Meinershagen: Pullquote is ‘like Delicious with more granularity’

Todd Meinershagen uses Pullquote to collect and share quotes. “I like to keep quotes about leadership, problem solving, relationships, etc. that keep me and my team motivated and inspired,” he says.

“Pullquote is sort of like Delicious as a way to store and tag quotes, but it is more granular for a given page, and it allows me to share if I want to,” says Meinershagen, who is Senior Software Architect at MedAssets, a developer of software for hospitals and clinics.

Websites will soon be dinosaurs

John Hermman, formerly a Tech editor at Buzzfeed and (for now) writing for The Awl, thinks we’re living in the twilight of a web site as a publication’s embodiment and lifeblood. (Here’s the full article.)

In short, “websites are unnecessary vestiges of a time before there were better ways to find things to look at on your computer or your phone.”

The only thing that keeps people coming back to apps in great enough numbers over time to make real money is the presence of other people. So the only apps that people use in the way publications want their readers to behave—with growing loyalty that can be turned into money—are communications services. The near-future internet puts the publishing and communications industries in competition with each other for the same confused advertising dollars, and it’s not even close.

Hermman points to Fusion, a joint venture of entertainment companies Disney and Univision, as an example of a new breed that isn’t site-centric.

For Fusion to talk about “promiscuous media” and “build[ing] our brand in the places [the audience] is spending time”—as opposed to publishing everything on a single website and hoping it spreads from there—is not strange in the context of television companies. They’re used to filling channels that they don’t totally control.

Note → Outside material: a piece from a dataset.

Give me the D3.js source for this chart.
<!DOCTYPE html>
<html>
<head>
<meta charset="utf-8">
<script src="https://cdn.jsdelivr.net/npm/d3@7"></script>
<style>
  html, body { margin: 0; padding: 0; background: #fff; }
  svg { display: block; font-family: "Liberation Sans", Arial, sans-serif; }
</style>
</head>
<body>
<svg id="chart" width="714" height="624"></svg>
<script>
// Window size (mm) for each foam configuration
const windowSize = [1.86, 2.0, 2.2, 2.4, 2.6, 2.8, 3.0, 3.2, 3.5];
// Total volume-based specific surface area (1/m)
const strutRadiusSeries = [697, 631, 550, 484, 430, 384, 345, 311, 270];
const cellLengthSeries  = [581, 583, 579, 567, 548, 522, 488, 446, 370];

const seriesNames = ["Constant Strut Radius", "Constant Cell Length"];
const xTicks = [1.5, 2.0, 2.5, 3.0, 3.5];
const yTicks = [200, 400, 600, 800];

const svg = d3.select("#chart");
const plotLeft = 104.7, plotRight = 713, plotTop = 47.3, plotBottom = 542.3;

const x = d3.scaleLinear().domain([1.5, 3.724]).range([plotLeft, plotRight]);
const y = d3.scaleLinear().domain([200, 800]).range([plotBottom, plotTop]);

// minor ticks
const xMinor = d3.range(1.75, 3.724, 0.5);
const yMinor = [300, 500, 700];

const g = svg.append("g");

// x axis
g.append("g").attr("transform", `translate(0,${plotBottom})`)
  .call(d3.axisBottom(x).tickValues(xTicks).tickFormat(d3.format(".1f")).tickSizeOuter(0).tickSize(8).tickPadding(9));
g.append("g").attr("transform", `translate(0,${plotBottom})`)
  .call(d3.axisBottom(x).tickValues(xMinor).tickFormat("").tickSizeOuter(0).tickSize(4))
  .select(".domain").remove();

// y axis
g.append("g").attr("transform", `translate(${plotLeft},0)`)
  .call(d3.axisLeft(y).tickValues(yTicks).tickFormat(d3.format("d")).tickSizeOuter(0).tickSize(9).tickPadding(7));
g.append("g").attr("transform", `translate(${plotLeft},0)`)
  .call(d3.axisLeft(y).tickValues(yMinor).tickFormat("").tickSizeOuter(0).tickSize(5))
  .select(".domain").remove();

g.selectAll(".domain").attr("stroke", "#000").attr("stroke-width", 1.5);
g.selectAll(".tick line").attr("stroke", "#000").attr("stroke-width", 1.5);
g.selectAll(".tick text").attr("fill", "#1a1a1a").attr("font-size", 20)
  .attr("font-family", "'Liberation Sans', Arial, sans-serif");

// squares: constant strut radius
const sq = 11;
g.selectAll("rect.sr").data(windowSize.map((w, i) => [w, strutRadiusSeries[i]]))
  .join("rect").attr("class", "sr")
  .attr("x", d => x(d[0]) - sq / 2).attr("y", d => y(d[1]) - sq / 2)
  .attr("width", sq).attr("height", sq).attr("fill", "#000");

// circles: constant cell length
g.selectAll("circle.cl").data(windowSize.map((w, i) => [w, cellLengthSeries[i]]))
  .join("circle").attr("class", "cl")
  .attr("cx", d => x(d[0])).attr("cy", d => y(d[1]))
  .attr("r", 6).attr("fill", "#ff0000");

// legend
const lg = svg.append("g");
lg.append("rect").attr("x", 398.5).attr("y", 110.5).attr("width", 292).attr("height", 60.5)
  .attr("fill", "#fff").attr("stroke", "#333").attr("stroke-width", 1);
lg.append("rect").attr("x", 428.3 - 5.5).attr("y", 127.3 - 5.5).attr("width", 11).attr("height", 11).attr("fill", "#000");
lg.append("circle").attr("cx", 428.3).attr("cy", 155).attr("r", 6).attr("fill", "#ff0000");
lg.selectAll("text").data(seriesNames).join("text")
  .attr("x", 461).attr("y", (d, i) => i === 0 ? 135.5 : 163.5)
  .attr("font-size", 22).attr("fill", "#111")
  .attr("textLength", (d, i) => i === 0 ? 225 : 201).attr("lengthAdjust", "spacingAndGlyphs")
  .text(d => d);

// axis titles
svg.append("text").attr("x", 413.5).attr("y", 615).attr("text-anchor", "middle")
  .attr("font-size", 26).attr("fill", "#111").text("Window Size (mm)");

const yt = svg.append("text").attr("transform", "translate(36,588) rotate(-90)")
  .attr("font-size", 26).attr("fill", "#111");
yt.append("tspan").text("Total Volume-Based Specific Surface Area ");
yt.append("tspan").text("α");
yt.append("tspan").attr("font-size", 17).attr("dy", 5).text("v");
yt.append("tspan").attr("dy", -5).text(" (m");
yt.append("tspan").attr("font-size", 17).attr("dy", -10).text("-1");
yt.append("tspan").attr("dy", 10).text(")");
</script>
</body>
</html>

What’s a publisher, you ask?

[Publishers will] begin to see their websites as Just One More App, and realize that fewer people are using them, proportionally, than before. Eventually they might even symbolically close their websites, finishing the job they started when they all stopped paying attention to what their front pages looked like. Then, they will do a whole lot of what they already do, according to the demands of their new venues. They will report news and tell stories and post garbage and make mistakes. They will be given new metrics that are both more shallow and more urgent than ever before; they will adapt to them, all the while avoiding, as is tradition, honest discussions about the relationship between success and quality and self-respect. They will learn to cater to the structures within which they are working and come up with some new forms.

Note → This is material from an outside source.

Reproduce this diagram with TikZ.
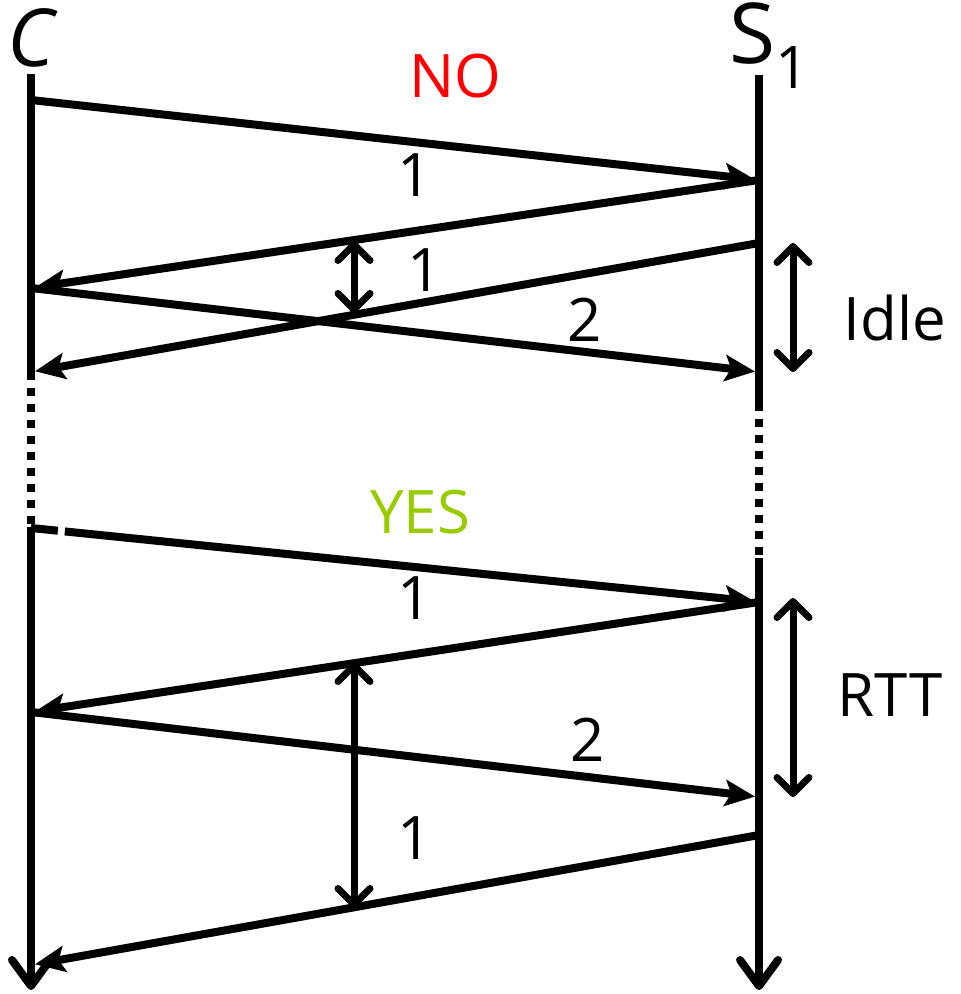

So, publishers, if you believe Hermman, get ready to retool your tools, metrics and lingo. Goodbye HTML, hello Facebook. Goodbye articles, hello cards. Goodbye clicks, hello shares and comments.

Links are dead, long live the card?

Fighting clutter and distraction, a Dutch website called De Correspondent now bans links inside articles.

Our publications don’t contain any traditional in-text links. This prevents a lot of the possible clutter and reasons to leave, usually found in many articles. When we want to tell a story, we’d like you to take it in from start to end. There is a flow we would like you to follow. We introduce you into a topic, investigate our findings and come to some kind of conclusion. If we gave our readers too many options to leave the article before finishing it, we wouldn’t get to convey whatever it is we want to convey.

The editors offer writers three tools in lieu of links within articles, an info card, a side note and a featured link.

The info card:

This piece of additional content is only presented when you have a need for it by clicking on the indicator behind the name or term mentioned in the story. Because, by default, it is in a closed state, you are able to easily skip over it when you do have the required background knowledge. Opening it however adds the additional information inline in the text so you don’t have to wander your eyes to another part of the page. Your eyes will never have to leave the main story and you can keep continue reading the story as if this addition was part of it in the first place.

The side note:

It functions as a regular link, but is placed next to the related paragraph and has a label that describes the content that was linked to. Next to this, every side note has an icon indicating the type of content you are about to see, like a video, audio fragment or report. The added benefit, of presenting our links in the bar next to the article, besides clearing the text of links, is that it functions as sort of a checklist. No need to remember the exact location of an interesting link for later consumption. Just quickly scroll past the article to get an overview of all the relevant additional information that might interest you.

And the featured link:

On our platform such important links, which we refer to as ‘featured links’, are placed underneath the article. Placing them down there ensures enough attention and focus on the reader’s side for the story covering it and as an added bonus, it consistently places important links in a manner everybody knows where to find them.

All are noble experiments. Personally I don’t find links to be distracting: when I’m enjoying an article and see a link, I right click and open it in a new tab to read later… or shove it over into Pocket to read much later. But De Correspondent has 30,000 paying subscribers, so they may be on to something.